# converters



## Rchan63 (Dec 26, 2012)

Hi 

Does anyone know if there's a converter for the Jr. Gent I fountain pens?

TIA

Richard


----------



## monophoto (Dec 26, 2012)

Richard - 

As a FP user, I am very frustrated by the treatment that FPs receive from the pen kit suppliers.  They are anxious to sell us the parts needed to make pens, but then the drop the ball when it comes to actually USING them.  They tend to dismiss the issue with a casual reference to purchasing supplies at 'any stationery store', but for those of us who live in the hinterland where our choice is limited to Staples and Office Max, that's not helpful.  If these dealers carry FP supplies at all (most don't, and instead mainly offer disposable ball point pens), they only carry the supplies that match the pens that they sell.  The bottom line is to find accessories for fountain pens, one really has to either shop on the internet, or else schedule visits to a major city where there is a specialty pen shop.

Enough of the rant.

Some manufacturers of (usually) more expensive fountain pens design their product to use a proprietary cartridge or converter.  For example, Mont Blanc uses cartridges or converters that fit only Mont Blanc pens.  It shouldn't come as a surprise that these cartridges and converters are expensive.  (Marketing 101)

Less expensive fountain pens (including most Chinese pens) and FP kits are designed for 'international standard' cartridges.  International standard cartridges are available at very reasonable prices on e-Bay and from specialty pen shops (Fountain Pen Hospital, Art Brown, Goulet, et al).   The selection of colors available in cartridges is limited, but it is possible to refill empty cartridges using a syringe.  Converters are simply cartridges that are designed with some kind of inherent refilling mechanism - usually, a twist pump, but in some instances, a slide-type pump.

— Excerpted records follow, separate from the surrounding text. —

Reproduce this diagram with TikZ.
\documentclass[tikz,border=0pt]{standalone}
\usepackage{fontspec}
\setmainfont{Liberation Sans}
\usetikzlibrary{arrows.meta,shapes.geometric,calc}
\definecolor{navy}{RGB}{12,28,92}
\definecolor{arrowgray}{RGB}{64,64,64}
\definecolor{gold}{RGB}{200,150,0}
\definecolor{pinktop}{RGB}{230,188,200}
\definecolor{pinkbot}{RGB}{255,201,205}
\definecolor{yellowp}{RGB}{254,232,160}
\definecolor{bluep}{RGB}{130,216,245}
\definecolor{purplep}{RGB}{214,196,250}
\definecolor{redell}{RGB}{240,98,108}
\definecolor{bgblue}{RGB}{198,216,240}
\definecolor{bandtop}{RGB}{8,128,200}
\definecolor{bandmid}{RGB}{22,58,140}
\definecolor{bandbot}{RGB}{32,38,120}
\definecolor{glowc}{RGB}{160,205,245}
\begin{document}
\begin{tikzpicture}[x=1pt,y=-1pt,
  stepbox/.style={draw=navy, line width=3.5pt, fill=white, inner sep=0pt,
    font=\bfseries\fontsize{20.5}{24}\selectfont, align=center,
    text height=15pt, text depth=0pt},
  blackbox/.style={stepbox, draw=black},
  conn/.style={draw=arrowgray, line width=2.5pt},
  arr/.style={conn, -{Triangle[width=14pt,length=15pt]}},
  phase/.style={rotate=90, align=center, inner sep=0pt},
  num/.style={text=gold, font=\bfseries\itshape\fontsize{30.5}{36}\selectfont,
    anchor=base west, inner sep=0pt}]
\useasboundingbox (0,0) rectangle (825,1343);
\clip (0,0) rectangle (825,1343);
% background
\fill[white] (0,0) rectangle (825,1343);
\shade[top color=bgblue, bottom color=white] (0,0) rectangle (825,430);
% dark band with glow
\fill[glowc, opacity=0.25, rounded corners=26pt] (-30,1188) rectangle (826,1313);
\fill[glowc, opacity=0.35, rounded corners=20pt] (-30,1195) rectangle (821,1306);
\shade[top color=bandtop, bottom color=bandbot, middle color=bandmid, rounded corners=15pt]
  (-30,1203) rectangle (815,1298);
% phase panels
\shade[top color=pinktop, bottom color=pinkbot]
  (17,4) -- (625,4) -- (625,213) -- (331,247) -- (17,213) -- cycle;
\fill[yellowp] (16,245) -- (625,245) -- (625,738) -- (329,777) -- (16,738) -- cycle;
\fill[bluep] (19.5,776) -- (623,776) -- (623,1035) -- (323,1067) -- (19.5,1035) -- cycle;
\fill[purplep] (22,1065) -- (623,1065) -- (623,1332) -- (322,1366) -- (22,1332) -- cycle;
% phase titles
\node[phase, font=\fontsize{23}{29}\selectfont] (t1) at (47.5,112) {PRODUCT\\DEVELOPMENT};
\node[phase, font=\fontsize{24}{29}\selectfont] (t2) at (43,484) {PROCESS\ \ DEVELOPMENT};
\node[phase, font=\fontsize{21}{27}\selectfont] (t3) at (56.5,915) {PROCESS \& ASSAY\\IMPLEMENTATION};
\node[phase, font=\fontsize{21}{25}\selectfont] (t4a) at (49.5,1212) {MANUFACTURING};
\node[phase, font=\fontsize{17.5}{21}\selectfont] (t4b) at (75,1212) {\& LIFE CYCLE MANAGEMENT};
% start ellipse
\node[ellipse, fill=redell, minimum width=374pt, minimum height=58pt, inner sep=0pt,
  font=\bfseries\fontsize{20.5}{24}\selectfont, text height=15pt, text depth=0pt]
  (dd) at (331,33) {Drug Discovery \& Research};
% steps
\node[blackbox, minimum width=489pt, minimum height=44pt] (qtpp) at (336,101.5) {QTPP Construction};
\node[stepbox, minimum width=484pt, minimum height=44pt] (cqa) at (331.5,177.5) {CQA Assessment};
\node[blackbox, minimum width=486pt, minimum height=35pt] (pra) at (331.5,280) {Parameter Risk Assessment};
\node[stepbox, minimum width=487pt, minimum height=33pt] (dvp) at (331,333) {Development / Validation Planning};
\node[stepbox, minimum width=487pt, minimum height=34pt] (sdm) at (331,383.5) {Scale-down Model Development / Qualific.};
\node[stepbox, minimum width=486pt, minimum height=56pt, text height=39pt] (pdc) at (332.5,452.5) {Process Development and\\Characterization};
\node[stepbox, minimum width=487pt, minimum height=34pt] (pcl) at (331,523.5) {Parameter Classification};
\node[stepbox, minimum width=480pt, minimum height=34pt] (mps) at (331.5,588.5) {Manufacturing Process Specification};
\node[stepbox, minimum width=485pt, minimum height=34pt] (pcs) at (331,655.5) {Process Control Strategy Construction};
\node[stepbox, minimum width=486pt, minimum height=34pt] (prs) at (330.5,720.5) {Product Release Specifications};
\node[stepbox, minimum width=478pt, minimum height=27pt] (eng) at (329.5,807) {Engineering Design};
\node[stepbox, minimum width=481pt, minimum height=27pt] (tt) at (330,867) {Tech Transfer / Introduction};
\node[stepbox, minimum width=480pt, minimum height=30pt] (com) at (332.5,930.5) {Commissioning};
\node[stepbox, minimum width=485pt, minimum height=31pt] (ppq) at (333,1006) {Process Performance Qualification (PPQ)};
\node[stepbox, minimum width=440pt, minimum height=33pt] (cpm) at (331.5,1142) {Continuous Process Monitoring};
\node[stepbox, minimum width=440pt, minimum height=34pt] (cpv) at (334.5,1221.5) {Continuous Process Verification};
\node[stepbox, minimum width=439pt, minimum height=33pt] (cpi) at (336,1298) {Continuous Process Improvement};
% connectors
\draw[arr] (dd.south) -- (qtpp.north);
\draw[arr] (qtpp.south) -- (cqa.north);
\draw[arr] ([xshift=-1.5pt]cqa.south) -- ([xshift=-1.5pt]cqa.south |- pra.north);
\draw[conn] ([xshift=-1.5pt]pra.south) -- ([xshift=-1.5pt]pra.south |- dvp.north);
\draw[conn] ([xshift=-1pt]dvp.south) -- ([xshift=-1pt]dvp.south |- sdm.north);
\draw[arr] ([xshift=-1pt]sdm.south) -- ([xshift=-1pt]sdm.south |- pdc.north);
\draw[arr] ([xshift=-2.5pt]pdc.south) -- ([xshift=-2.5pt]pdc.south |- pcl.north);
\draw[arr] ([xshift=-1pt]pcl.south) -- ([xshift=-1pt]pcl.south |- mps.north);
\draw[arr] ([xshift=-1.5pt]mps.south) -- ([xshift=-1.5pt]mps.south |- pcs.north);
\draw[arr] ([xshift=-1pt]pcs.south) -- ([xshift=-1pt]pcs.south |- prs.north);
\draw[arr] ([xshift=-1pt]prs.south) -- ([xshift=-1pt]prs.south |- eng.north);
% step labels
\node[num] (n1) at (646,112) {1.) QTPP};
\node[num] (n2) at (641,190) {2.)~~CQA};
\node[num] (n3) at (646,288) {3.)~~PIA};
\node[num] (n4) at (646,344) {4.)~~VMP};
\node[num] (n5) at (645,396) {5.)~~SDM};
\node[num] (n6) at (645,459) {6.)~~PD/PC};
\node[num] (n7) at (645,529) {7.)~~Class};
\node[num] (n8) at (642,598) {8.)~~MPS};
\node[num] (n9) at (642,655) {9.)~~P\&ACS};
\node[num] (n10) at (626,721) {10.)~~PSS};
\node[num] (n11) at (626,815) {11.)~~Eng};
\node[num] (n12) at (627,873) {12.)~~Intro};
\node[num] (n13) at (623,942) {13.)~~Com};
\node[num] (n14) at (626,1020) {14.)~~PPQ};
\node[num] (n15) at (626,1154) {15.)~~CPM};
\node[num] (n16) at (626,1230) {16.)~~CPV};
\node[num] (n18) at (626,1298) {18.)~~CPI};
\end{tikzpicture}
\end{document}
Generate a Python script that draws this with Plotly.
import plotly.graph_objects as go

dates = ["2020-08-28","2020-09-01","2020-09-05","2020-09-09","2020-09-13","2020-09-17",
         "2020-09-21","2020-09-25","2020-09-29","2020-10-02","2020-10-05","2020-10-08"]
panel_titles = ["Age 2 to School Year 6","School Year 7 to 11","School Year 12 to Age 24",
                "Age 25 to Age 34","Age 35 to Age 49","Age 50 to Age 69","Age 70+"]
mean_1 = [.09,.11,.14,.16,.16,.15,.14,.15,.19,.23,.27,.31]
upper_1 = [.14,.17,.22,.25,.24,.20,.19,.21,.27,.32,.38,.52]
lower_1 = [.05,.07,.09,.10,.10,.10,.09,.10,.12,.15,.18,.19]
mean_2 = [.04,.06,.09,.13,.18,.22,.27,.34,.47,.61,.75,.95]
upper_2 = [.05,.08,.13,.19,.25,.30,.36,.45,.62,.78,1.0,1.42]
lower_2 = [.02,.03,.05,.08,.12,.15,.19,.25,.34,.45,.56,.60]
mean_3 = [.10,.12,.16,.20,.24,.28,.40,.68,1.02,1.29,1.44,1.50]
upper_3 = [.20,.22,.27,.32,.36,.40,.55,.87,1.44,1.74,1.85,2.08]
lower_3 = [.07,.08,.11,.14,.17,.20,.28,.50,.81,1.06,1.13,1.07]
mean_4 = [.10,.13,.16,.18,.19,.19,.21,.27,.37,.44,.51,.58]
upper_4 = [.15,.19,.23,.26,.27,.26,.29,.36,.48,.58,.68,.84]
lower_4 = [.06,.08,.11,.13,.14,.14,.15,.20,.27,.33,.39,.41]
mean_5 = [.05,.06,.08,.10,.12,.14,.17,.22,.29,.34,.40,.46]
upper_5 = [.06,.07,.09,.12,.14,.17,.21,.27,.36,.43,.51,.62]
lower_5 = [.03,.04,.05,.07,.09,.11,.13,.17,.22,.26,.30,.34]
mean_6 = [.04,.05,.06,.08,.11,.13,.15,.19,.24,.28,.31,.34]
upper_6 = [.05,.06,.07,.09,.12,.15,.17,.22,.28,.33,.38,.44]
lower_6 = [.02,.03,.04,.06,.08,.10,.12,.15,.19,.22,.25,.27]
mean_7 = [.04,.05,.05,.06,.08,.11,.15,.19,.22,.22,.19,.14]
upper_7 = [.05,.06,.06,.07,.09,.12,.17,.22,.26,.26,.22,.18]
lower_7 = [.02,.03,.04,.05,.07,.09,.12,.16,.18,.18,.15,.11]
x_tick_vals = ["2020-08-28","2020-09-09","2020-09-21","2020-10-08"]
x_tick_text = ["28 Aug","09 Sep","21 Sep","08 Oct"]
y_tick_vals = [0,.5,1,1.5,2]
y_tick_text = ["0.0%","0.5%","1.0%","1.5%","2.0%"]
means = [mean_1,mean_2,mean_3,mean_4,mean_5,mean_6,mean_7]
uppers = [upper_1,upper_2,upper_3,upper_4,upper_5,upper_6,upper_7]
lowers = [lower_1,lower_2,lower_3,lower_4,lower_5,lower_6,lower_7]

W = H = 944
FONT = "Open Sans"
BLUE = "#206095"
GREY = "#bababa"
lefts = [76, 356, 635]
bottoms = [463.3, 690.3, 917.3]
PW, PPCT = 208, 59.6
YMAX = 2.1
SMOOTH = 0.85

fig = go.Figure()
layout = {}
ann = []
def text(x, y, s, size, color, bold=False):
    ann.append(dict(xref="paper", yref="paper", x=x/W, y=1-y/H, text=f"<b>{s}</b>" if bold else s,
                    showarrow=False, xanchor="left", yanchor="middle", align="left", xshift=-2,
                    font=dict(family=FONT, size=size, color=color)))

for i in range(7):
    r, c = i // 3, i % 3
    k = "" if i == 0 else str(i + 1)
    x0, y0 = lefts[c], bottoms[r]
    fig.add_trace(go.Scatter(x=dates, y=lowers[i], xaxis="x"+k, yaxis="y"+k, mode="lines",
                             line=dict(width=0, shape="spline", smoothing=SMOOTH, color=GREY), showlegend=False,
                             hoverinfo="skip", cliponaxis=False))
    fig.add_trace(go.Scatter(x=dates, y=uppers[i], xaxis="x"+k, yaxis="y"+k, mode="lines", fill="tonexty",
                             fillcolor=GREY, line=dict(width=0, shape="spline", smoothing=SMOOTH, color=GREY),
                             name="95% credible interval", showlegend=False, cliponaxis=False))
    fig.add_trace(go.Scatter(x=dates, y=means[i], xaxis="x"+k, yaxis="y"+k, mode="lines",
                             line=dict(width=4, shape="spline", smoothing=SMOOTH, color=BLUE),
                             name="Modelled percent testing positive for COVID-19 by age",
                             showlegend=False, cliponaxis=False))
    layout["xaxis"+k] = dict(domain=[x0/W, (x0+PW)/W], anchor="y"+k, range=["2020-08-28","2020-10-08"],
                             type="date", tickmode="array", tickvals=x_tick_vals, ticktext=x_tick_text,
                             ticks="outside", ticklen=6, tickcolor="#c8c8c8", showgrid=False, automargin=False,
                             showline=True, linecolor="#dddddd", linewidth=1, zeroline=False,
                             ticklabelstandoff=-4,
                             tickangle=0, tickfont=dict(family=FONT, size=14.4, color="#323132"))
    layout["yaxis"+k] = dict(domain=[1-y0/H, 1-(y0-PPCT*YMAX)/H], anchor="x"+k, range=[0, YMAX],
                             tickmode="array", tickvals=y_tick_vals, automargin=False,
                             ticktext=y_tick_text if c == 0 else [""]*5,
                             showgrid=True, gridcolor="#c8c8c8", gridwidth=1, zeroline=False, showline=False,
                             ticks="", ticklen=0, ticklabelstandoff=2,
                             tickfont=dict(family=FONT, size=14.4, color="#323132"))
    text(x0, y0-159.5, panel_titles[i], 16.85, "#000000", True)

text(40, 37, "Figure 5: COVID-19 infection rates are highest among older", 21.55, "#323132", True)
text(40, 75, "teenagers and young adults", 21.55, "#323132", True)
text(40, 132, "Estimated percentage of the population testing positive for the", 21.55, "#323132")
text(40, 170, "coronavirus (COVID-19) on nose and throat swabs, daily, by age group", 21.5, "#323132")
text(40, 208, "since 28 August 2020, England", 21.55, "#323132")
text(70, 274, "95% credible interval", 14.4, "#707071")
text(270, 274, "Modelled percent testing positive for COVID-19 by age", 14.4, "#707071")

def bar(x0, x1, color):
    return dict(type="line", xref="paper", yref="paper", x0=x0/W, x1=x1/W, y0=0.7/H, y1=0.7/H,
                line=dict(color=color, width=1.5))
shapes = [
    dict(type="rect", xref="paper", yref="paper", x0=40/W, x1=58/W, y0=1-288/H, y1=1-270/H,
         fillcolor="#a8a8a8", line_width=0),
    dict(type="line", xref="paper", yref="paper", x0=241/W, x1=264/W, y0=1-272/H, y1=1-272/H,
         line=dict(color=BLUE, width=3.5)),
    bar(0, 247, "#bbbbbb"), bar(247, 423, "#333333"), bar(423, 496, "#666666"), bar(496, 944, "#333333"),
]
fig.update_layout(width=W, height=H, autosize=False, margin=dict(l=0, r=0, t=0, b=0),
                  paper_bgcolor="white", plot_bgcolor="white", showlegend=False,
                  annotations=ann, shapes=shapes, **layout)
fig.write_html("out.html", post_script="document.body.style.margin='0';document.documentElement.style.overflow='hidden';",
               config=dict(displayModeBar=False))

Bottom line - what you are looking for is an 'international standard converter' (aka 'pump').  You can buy them from both PSI and CSUSA as well as specialty pen dealers.  One of the better brands is Schmidt.  If you have a choice, try to get a converter that has the small glass or plastic bead that helps ink flow forward toward the section when the pen is in the writing position.


----------



## PenMan1 (Dec 26, 2012)

This is what I would buy. Several vendors here have them. Some here (exotic blanks, I believe) even have the "gold" model.

RichardsPens.com &bull; Pens That Write Right!


----------



## PenMan1 (Dec 26, 2012)

One word of advice, if you are using the Dayacom Gents, be sure to look for a "glued in" sping in the end, and remove it. 

For convenience, both the Dayacom FP and roller ball sets have this spring. The spring on the Gents interferes with the operation of the Schmidt K5.

Respectfully submitted.


----------



## Rchan63 (Dec 26, 2012)

I've purchased some converters from a member here but it is too thick and will not pass through the body of the pen.


----------